Required task — Write out each line word for word. Drop pictures.

--- START ---

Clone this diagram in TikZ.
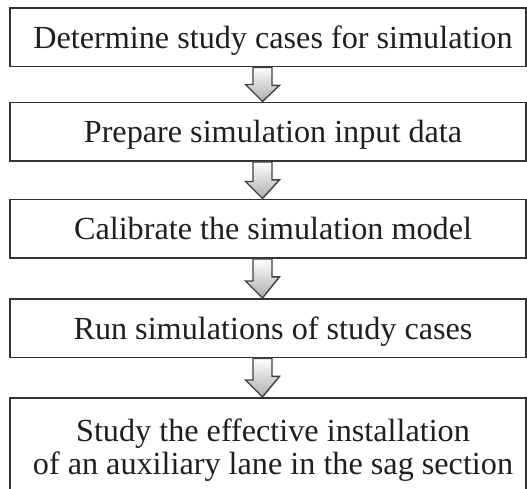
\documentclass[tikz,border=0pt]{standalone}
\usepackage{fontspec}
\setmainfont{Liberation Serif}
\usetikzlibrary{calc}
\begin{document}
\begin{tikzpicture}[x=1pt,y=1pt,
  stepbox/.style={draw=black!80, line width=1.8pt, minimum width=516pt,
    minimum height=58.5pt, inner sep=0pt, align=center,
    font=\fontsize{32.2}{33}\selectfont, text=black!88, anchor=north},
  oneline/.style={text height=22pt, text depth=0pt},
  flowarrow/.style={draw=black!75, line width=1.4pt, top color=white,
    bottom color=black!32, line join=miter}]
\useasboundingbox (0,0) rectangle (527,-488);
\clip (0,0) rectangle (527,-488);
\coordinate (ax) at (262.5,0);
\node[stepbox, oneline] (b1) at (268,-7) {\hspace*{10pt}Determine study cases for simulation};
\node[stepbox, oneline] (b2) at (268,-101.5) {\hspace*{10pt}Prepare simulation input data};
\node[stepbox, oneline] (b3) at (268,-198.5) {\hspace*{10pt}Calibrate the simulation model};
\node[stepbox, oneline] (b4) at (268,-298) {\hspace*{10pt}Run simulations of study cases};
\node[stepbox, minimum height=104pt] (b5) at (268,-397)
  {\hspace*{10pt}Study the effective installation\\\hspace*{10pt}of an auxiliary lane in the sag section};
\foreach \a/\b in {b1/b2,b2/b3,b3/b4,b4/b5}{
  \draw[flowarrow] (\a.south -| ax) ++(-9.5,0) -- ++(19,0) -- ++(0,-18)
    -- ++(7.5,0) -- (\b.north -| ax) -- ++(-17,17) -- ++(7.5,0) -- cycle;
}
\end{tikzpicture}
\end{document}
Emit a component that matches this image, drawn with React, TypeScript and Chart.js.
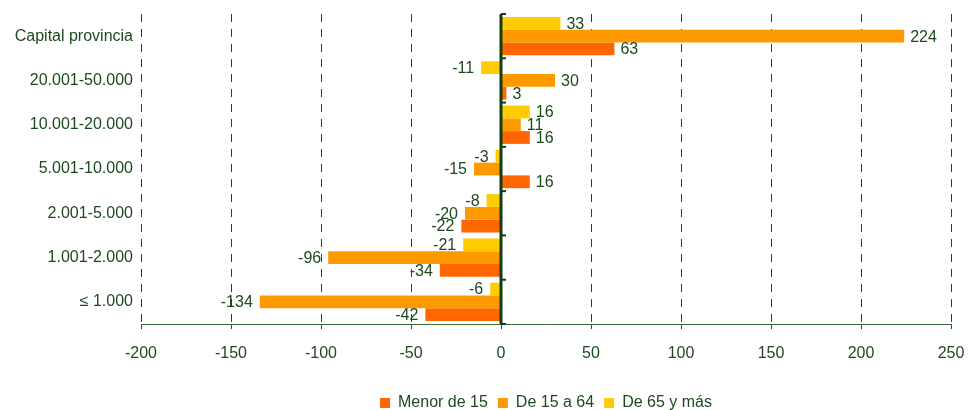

--- END ---

Output for this exercise —
Clone this diagram in TikZ.
\documentclass[tikz,border=0pt]{standalone}
\usepackage{fontspec}
\setmainfont{Liberation Serif}
\usetikzlibrary{calc}
\begin{document}
\begin{tikzpicture}[x=1pt,y=1pt,
  stepbox/.style={draw=black!80, line width=1.8pt, minimum width=516pt,
    minimum height=58.5pt, inner sep=0pt, align=center,
    font=\fontsize{32.2}{33}\selectfont, text=black!88, anchor=north},
  oneline/.style={text height=22pt, text depth=0pt},
  flowarrow/.style={draw=black!75, line width=1.4pt, top color=white,
    bottom color=black!32, line join=miter}]
\useasboundingbox (0,0) rectangle (527,-488);
\clip (0,0) rectangle (527,-488);
\coordinate (ax) at (262.5,0);
\node[stepbox, oneline] (b1) at (268,-7) {\hspace*{10pt}Determine study cases for simulation};
\node[stepbox, oneline] (b2) at (268,-101.5) {\hspace*{10pt}Prepare simulation input data};
\node[stepbox, oneline] (b3) at (268,-198.5) {\hspace*{10pt}Calibrate the simulation model};
\node[stepbox, oneline] (b4) at (268,-298) {\hspace*{10pt}Run simulations of study cases};
\node[stepbox, minimum height=104pt] (b5) at (268,-397)
  {\hspace*{10pt}Study the effective installation\\\hspace*{10pt}of an auxiliary lane in the sag section};
\foreach \a/\b in {b1/b2,b2/b3,b3/b4,b4/b5}{
  \draw[flowarrow] (\a.south -| ax) ++(-9.5,0) -- ++(19,0) -- ++(0,-18)
    -- ++(7.5,0) -- (\b.north -| ax) -- ++(-17,17) -- ++(7.5,0) -- cycle;
}
\end{tikzpicture}
\end{document}
Emit a component that matches this image, drawn with React, TypeScript and Chart.js.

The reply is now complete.